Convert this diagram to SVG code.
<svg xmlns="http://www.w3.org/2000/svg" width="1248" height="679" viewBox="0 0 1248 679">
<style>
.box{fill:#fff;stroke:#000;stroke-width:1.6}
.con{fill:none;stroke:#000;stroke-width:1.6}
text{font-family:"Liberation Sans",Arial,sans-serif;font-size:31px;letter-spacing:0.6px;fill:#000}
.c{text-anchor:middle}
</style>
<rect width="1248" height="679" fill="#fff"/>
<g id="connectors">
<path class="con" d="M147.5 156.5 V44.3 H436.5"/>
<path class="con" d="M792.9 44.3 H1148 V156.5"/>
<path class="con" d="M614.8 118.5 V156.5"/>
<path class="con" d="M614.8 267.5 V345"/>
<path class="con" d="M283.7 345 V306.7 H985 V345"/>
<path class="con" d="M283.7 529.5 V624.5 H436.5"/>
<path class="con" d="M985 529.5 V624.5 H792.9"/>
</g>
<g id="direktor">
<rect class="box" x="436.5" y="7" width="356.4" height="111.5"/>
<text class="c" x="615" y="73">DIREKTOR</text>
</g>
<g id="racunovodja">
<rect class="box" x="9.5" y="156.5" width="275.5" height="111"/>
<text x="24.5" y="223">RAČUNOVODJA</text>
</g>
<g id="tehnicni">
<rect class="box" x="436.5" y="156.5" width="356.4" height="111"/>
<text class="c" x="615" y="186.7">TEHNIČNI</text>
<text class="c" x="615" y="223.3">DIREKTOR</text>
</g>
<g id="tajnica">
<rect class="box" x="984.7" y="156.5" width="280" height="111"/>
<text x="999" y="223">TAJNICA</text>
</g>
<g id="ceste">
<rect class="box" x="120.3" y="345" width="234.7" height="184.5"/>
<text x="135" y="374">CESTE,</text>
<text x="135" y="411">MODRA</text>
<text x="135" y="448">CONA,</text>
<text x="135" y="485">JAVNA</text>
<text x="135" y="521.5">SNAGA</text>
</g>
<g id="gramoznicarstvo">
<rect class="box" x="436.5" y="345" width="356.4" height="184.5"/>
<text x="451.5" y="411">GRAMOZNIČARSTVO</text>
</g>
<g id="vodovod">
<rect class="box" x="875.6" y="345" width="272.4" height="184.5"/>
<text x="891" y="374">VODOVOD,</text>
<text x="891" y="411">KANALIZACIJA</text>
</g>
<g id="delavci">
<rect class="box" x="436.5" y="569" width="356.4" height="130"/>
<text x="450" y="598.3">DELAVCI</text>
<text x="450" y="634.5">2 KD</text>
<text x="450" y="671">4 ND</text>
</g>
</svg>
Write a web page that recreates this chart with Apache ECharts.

-----

Identify every line above that includes the word "this", and show those lines.

◆ SOLUTION TO THE EXERCISE:
Convert this diagram to SVG code.
Write a web page that recreates this chart with Apache ECharts.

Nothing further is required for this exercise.